Description of the task:
Reproduce the data exactly and drop any pictures it holds.

[begin Given data]

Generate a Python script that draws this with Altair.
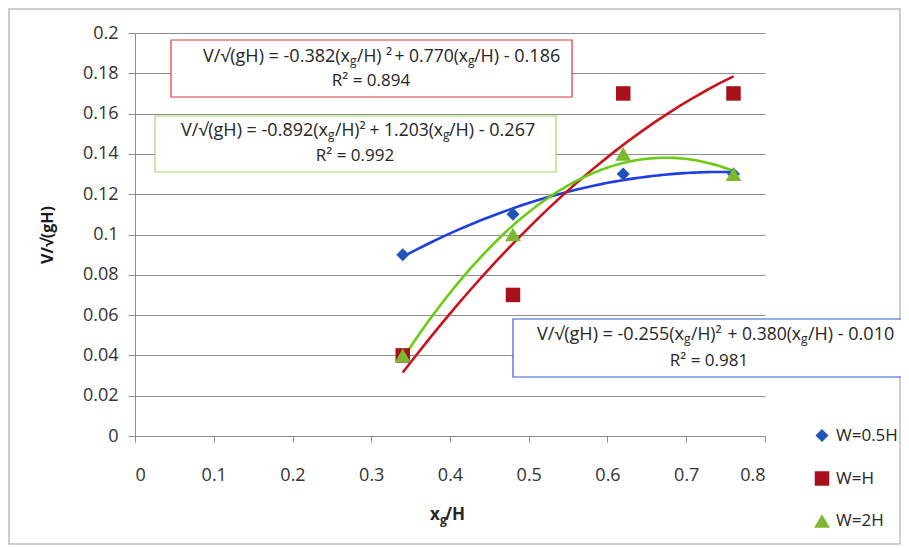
import altair as alt
import pandas as pd

# ---- data ----
x_vals = [0.34, 0.48, 0.62, 0.76]
w05h = [0.09, 0.11, 0.13, 0.13]
wh = [0.04, 0.07, 0.17, 0.17]
w2h = [0.04, 0.10, 0.14, 0.13]
series_names = ["W=0.5H", "W=H", "W=2H"]

marker_colors = ["#1F55B4", "#A8111A", "#7DB92E"]
line_colors = ["#1E3FE0", "#C8141E", "#6CCB13"]
shapes = ["diamond", "square", "triangle-up"]
sizes = [170, 250, 200]

# equation annotation text (split where the subscript g sits)
eq_a = ["V/√(gH) = -0.382(x", "V/√(gH)  = -0.892(x", "V/√(gH)  = -0.255(x"]
eq_b = ["/H) ²", "/H)²", "/H)²"]
eq_c = [" + 0.770(x", " + 1.203(x", " + 0.380(x"]
eq_d = ["/H) - 0.186", "/H) - 0.267", "/H) - 0.010"]
eq_r2 = ["R² = 0.894", "R² = 0.992", "R² = 0.981"]
box_colors = ["#E0343A", "#A3D96A", "#3558E0"]

# annotation layout in screen pixels (measured on the reference)
box_px_x1 = [171, 155, 513]
box_px_x2 = [572, 556, 905]
box_px_y1 = [40, 116, 319]
box_px_y2 = [97, 172, 377]
g1_px = [350, 328, 684]
slash1_px = [357, 335, 691]
g2_px = [468, 443, 801]
slash2_px = [474, 449, 808]
line1_py = [57, 131, 335]
line2_py = [81, 156, 361]
line2_px = [371, 355, 709]

X0, Y0, W, H = 135, 33, 630, 403


def px2x(px):
    return (px - X0) / W * 0.8


def py2y(py):
    return (Y0 + H - py) / H * 0.2


rows = []
for name, ys in zip(series_names, [w05h, wh, w2h]):
    for x, y in zip(x_vals, ys):
        rows.append({"series": name, "x": x, "y": y})
df = pd.DataFrame(rows)

boxes = pd.DataFrame({
    "x1": [px2x(v) for v in box_px_x1], "x2": [px2x(v) for v in box_px_x2],
    "y1": [py2y(v) for v in box_px_y1], "y2": [py2y(v) for v in box_px_y2],
    "color": box_colors,
})

segs = []
for i in range(3):
    yl = py2y(line1_py[i])
    segs.append({"x": px2x(g1_px[i]), "y": yl, "t": eq_a[i], "align": "right", "kind": "outer"})
    segs.append({"x": px2x(g1_px[i]), "y": yl, "t": "g", "align": "left", "kind": "sub"})
    segs.append({"x": px2x(slash1_px[i]), "y": yl, "t": eq_b[i], "align": "left", "kind": "inner"})
    segs.append({"x": px2x(g2_px[i]), "y": yl, "t": eq_c[i], "align": "right", "kind": "inner"})
    segs.append({"x": px2x(g2_px[i]), "y": yl, "t": "g", "align": "left", "kind": "sub"})
    segs.append({"x": px2x(slash2_px[i]), "y": yl, "t": eq_d[i], "align": "left", "kind": "outer"})
    segs.append({"x": px2x(line2_px[i]), "y": py2y(line2_py[i]), "t": eq_r2[i], "align": "center", "kind": "r2"})
segs = pd.DataFrame(segs)

xtitle = pd.DataFrame({
    "x": [px2x(430), px2x(440), px2x(445)],
    "y": [py2y(515)] * 3,
    "t": ["x", "g", "/H"],
    "align": ["left", "left", "left"],
    "kind": ["tmain", "tsub", "tmain"],
})

FONT = "Open Sans"

xscale = alt.Scale(domain=[0, 0.8], nice=False, zero=False)
yscale = alt.Scale(domain=[0, 0.2], nice=False, zero=False)

xaxis = alt.Axis(
    values=[0, 0.1, 0.2, 0.3, 0.4, 0.5, 0.6, 0.7, 0.8], format="~g",
    title=None, grid=False, tickSize=6, labelPadding=24,
)
yaxis = alt.Axis(
    values=[round(i * 0.02, 2) for i in range(11)], format="~g",
    title="V/√(gH)", grid=True, tickSize=7, labelPadding=10,
    titleX=-88, titleY=H / 2, titleBaseline="middle", titleAlign="center",
)

frame = alt.Chart(pd.DataFrame({"a": [0]})).mark_rect(
    fill=None, stroke="#BFBFBF", strokeWidth=1.5, clip=False
).encode(
    x=alt.value(-126), x2=alt.value(765), y=alt.value(-24), y2=alt.value(511)
)

points = alt.Chart(df).mark_point(filled=True, opacity=1).encode(
    x=alt.X("x:Q", scale=xscale, axis=xaxis),
    y=alt.Y("y:Q", scale=yscale, axis=yaxis),
    color=alt.Color("series:N", scale=alt.Scale(domain=series_names, range=marker_colors),
                    legend=alt.Legend(title=None)),
    shape=alt.Shape("series:N", scale=alt.Scale(domain=series_names, range=shapes),
                    legend=alt.Legend(title=None)),
    size=alt.Size("series:N", scale=alt.Scale(domain=series_names, range=sizes), legend=None),
)

lines = alt.Chart(df).transform_regression(
    "x", "y", groupby=["series"], method="poly", order=2
).mark_line(strokeWidth=2.6).encode(
    x=alt.X("x:Q", scale=xscale),
    y=alt.Y("y:Q", scale=yscale),
    stroke=alt.Stroke("series:N", scale=alt.Scale(domain=series_names, range=line_colors), legend=None),
)

rects = alt.Chart(boxes).mark_rect(fill="white", strokeWidth=1.2, clip=False).encode(
    x=alt.X("x1:Q", scale=xscale), x2="x2:Q",
    y=alt.Y("y1:Q", scale=yscale), y2="y2:Q",
    stroke=alt.Stroke("color:N", scale=None),
)

STYLE = {
    "outer": dict(fontSize=18, dy=0, fontWeight="normal"),
    "inner": dict(fontSize=17.5, dy=0, fontWeight="normal"),
    "sub": dict(fontSize=12, dy=4, fontWeight="normal"),
    "r2": dict(fontSize=17, dy=0, fontWeight="normal"),
    "tmain": dict(fontSize=17, dy=0, fontWeight="bold"),
    "tsub": dict(fontSize=12, dy=5, fontWeight="bold"),
}


def seg_layer(data, align, kind):
    d = data[(data["kind"] == kind) & (data["align"] == align)]
    return alt.Chart(d).mark_text(
        font=FONT, color="#262626", align=align, baseline="middle", clip=False,
        **STYLE[kind],
    ).encode(
        x=alt.X("x:Q", scale=xscale), y=alt.Y("y:Q", scale=yscale), text="t:N"
    )


texts = [
    seg_layer(segs, "right", "outer"),
    seg_layer(segs, "left", "outer"),
    seg_layer(segs, "right", "inner"),
    seg_layer(segs, "left", "inner"),
    seg_layer(segs, "center", "r2"),
    seg_layer(segs, "left", "sub"),
    seg_layer(xtitle, "left", "tmain"),
    seg_layer(xtitle, "left", "tsub"),
]

chart = alt.layer(frame, lines, points, rects, *texts).resolve_scale(
    stroke="independent"
).properties(
    width=W, height=H,
    autosize=alt.AutoSizeParams(type="none"),
    padding={"left": 127, "top": 25, "right": 136, "bottom": 109},
).configure_view(stroke=None).configure_axis(
    labelFont=FONT, titleFont=FONT, labelFontSize=18, titleFontSize=16,
    labelColor="#333333", titleColor="#1a1a1a", titleFontWeight="bold",
    domainColor="#8C8C8C", tickColor="#8C8C8C", gridColor="#8C8C8C",
).configure_legend(
    orient="none", legendX=678, legendY=394, labelFont=FONT, labelFontSize=17,
    labelColor="#262626", rowPadding=25, symbolSize=130, labelOffset=5,
)

chart.save("out.html", embed_options={"renderer": "svg", "actions": False})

[end Given data]

Output for this task:
Generate a Python script that draws this with Altair.
import altair as alt
import pandas as pd

# ---- data ----
x_vals = [0.34, 0.48, 0.62, 0.76]
w05h = [0.09, 0.11, 0.13, 0.13]
wh = [0.04, 0.07, 0.17, 0.17]
w2h = [0.04, 0.10, 0.14, 0.13]
series_names = ["W=0.5H", "W=H", "W=2H"]

marker_colors = ["#1F55B4", "#A8111A", "#7DB92E"]
line_colors = ["#1E3FE0", "#C8141E", "#6CCB13"]
shapes = ["diamond", "square", "triangle-up"]
sizes = [170, 250, 200]

# equation annotation text (split where the subscript g sits)
eq_a = ["V/√(gH) = -0.382(x", "V/√(gH)  = -0.892(x", "V/√(gH)  = -0.255(x"]
eq_b = ["/H) ²", "/H)²", "/H)²"]
eq_c = [" + 0.770(x", " + 1.203(x", " + 0.380(x"]
eq_d = ["/H) - 0.186", "/H) - 0.267", "/H) - 0.010"]
eq_r2 = ["R² = 0.894", "R² = 0.992", "R² = 0.981"]
box_colors = ["#E0343A", "#A3D96A", "#3558E0"]

# annotation layout in screen pixels (measured on the reference)
box_px_x1 = [171, 155, 513]
box_px_x2 = [572, 556, 905]
box_px_y1 = [40, 116, 319]
box_px_y2 = [97, 172, 377]
g1_px = [350, 328, 684]
slash1_px = [357, 335, 691]
g2_px = [468, 443, 801]
slash2_px = [474, 449, 808]
line1_py = [57, 131, 335]
line2_py = [81, 156, 361]
line2_px = [371, 355, 709]

X0, Y0, W, H = 135, 33, 630, 403


def px2x(px):
    return (px - X0) / W * 0.8


def py2y(py):
    return (Y0 + H - py) / H * 0.2


rows = []
for name, ys in zip(series_names, [w05h, wh, w2h]):
    for x, y in zip(x_vals, ys):
        rows.append({"series": name, "x": x, "y": y})
df = pd.DataFrame(rows)

boxes = pd.DataFrame({
    "x1": [px2x(v) for v in box_px_x1], "x2": [px2x(v) for v in box_px_x2],
    "y1": [py2y(v) for v in box_px_y1], "y2": [py2y(v) for v in box_px_y2],
    "color": box_colors,
})

segs = []
for i in range(3):
    yl = py2y(line1_py[i])
    segs.append({"x": px2x(g1_px[i]), "y": yl, "t": eq_a[i], "align": "right", "kind": "outer"})
    segs.append({"x": px2x(g1_px[i]), "y": yl, "t": "g", "align": "left", "kind": "sub"})
    segs.append({"x": px2x(slash1_px[i]), "y": yl, "t": eq_b[i], "align": "left", "kind": "inner"})
    segs.append({"x": px2x(g2_px[i]), "y": yl, "t": eq_c[i], "align": "right", "kind": "inner"})
    segs.append({"x": px2x(g2_px[i]), "y": yl, "t": "g", "align": "left", "kind": "sub"})
    segs.append({"x": px2x(slash2_px[i]), "y": yl, "t": eq_d[i], "align": "left", "kind": "outer"})
    segs.append({"x": px2x(line2_px[i]), "y": py2y(line2_py[i]), "t": eq_r2[i], "align": "center", "kind": "r2"})
segs = pd.DataFrame(segs)

xtitle = pd.DataFrame({
    "x": [px2x(430), px2x(440), px2x(445)],
    "y": [py2y(515)] * 3,
    "t": ["x", "g", "/H"],
    "align": ["left", "left", "left"],
    "kind": ["tmain", "tsub", "tmain"],
})

FONT = "Open Sans"

xscale = alt.Scale(domain=[0, 0.8], nice=False, zero=False)
yscale = alt.Scale(domain=[0, 0.2], nice=False, zero=False)

xaxis = alt.Axis(
    values=[0, 0.1, 0.2, 0.3, 0.4, 0.5, 0.6, 0.7, 0.8], format="~g",
    title=None, grid=False, tickSize=6, labelPadding=24,
)
yaxis = alt.Axis(
    values=[round(i * 0.02, 2) for i in range(11)], format="~g",
    title="V/√(gH)", grid=True, tickSize=7, labelPadding=10,
    titleX=-88, titleY=H / 2, titleBaseline="middle", titleAlign="center",
)

frame = alt.Chart(pd.DataFrame({"a": [0]})).mark_rect(
    fill=None, stroke="#BFBFBF", strokeWidth=1.5, clip=False
).encode(
    x=alt.value(-126), x2=alt.value(765), y=alt.value(-24), y2=alt.value(511)
)

points = alt.Chart(df).mark_point(filled=True, opacity=1).encode(
    x=alt.X("x:Q", scale=xscale, axis=xaxis),
    y=alt.Y("y:Q", scale=yscale, axis=yaxis),
    color=alt.Color("series:N", scale=alt.Scale(domain=series_names, range=marker_colors),
                    legend=alt.Legend(title=None)),
    shape=alt.Shape("series:N", scale=alt.Scale(domain=series_names, range=shapes),
                    legend=alt.Legend(title=None)),
    size=alt.Size("series:N", scale=alt.Scale(domain=series_names, range=sizes), legend=None),
)

lines = alt.Chart(df).transform_regression(
    "x", "y", groupby=["series"], method="poly", order=2
).mark_line(strokeWidth=2.6).encode(
    x=alt.X("x:Q", scale=xscale),
    y=alt.Y("y:Q", scale=yscale),
    stroke=alt.Stroke("series:N", scale=alt.Scale(domain=series_names, range=line_colors), legend=None),
)

rects = alt.Chart(boxes).mark_rect(fill="white", strokeWidth=1.2, clip=False).encode(
    x=alt.X("x1:Q", scale=xscale), x2="x2:Q",
    y=alt.Y("y1:Q", scale=yscale), y2="y2:Q",
    stroke=alt.Stroke("color:N", scale=None),
)

STYLE = {
    "outer": dict(fontSize=18, dy=0, fontWeight="normal"),
    "inner": dict(fontSize=17.5, dy=0, fontWeight="normal"),
    "sub": dict(fontSize=12, dy=4, fontWeight="normal"),
    "r2": dict(fontSize=17, dy=0, fontWeight="normal"),
    "tmain": dict(fontSize=17, dy=0, fontWeight="bold"),
    "tsub": dict(fontSize=12, dy=5, fontWeight="bold"),
}


def seg_layer(data, align, kind):
    d = data[(data["kind"] == kind) & (data["align"] == align)]
    return alt.Chart(d).mark_text(
        font=FONT, color="#262626", align=align, baseline="middle", clip=False,
        **STYLE[kind],
    ).encode(
        x=alt.X("x:Q", scale=xscale), y=alt.Y("y:Q", scale=yscale), text="t:N"
    )


texts = [
    seg_layer(segs, "right", "outer"),
    seg_layer(segs, "left", "outer"),
    seg_layer(segs, "right", "inner"),
    seg_layer(segs, "left", "inner"),
    seg_layer(segs, "center", "r2"),
    seg_layer(segs, "left", "sub"),
    seg_layer(xtitle, "left", "tmain"),
    seg_layer(xtitle, "left", "tsub"),
]

chart = alt.layer(frame, lines, points, rects, *texts).resolve_scale(
    stroke="independent"
).properties(
    width=W, height=H,
    autosize=alt.AutoSizeParams(type="none"),
    padding={"left": 127, "top": 25, "right": 136, "bottom": 109},
).configure_view(stroke=None).configure_axis(
    labelFont=FONT, titleFont=FONT, labelFontSize=18, titleFontSize=16,
    labelColor="#333333", titleColor="#1a1a1a", titleFontWeight="bold",
    domainColor="#8C8C8C", tickColor="#8C8C8C", gridColor="#8C8C8C",
).configure_legend(
    orient="none", legendX=678, legendY=394, labelFont=FONT, labelFontSize=17,
    labelColor="#262626", rowPadding=25, symbolSize=130, labelOffset=5,
)

chart.save("out.html", embed_options={"renderer": "svg", "actions": False})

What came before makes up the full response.